As it turns out, it came as a bit of a shock to Williams as well.

He was drafted 28th overall by the Flyers after a breakout second season in the OHL, but never expected to earn a job out of his first NHL training camp. Even now he’s not completely sure what he did to secure a roster spot on a 100-point team that featured veterans like John LeClair, Keith Primeau, Rick Tocchet and Eric Desjardins.

“Opportunity and obviously working for it,” said Williams.

That might as well be the story of his life.

He has spent the last 14 years of his career in the NHL and never really attracted too much attention, even while twice scoring 30 goals and becoming a dependable contributor on a lot of good hockey teams. His name has been etched into the rounded edges of the Stanley Cup twice — boy did the people turn out on a rainy day in 2006 when he brought the trophy to Cobourg — and through it all Williams just continued to work.

“I’ve just always tried to improve myself and get better because I know there’s some guy just waiting to take my spot,” he said. “That’s the God’s honest truth.

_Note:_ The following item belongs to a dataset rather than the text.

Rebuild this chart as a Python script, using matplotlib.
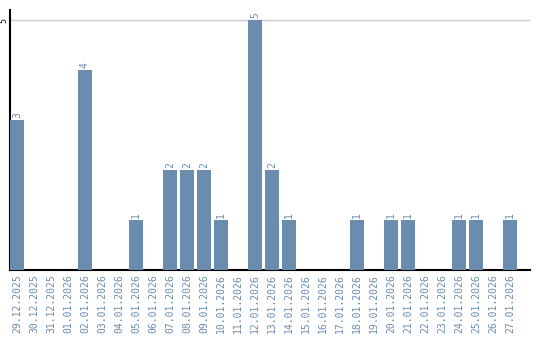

There’s always someone battling for your ice time, there’s always someone up and coming that could knock you off.”

Now he is reluctantly in the spotlight on the sport’s biggest stage.

By his own admission, Williams doesn’t really like to talk about himself. He’s been left with no choice after delivering in a couple more Game 7′s for the Los Angeles Kings this spring and scoring the overtime winner against New York Rangers goaltender Henrik Lundqvist in the Stanley Cup opener on Wednesday.

It almost looked like he wanted to crawl under the table the other night when teammate Drew Doughty referred to him as the Kings most underrated player by a “mile” in front of a packed press conference.

“He doesn’t get enough credit for what he does,” said Doughty. “There are two guys on this team that I want to give the puck to, and that’s him and [Anze Kopitar]. When they have the puck, plays happen.”

Williams has 20 points during these playoffs and says he’s found the confidence to go out and make things happen in big games. It’s a pretty nice reward for a player who has been considered one of the NHL’s best at puck possession for the last few years, but doesn’t tend to rack up huge point totals.

Back in Cobourg, where his parents Craig and Denise still live, people are loving every minute of this Kings playoff run. It is yet one more reminder of what is possible if you work hard enough for something.

“Not everything is given to you,” said Williams. “It’s not on a silver platter. … I’ve been able to overcome a lot because I had good family stability and they believed in me. It was a gradual climb.

“I just wanted to be the best I can be and slowly I’m realizing it.”

From humble beginnings, it’s been quite a thing to see.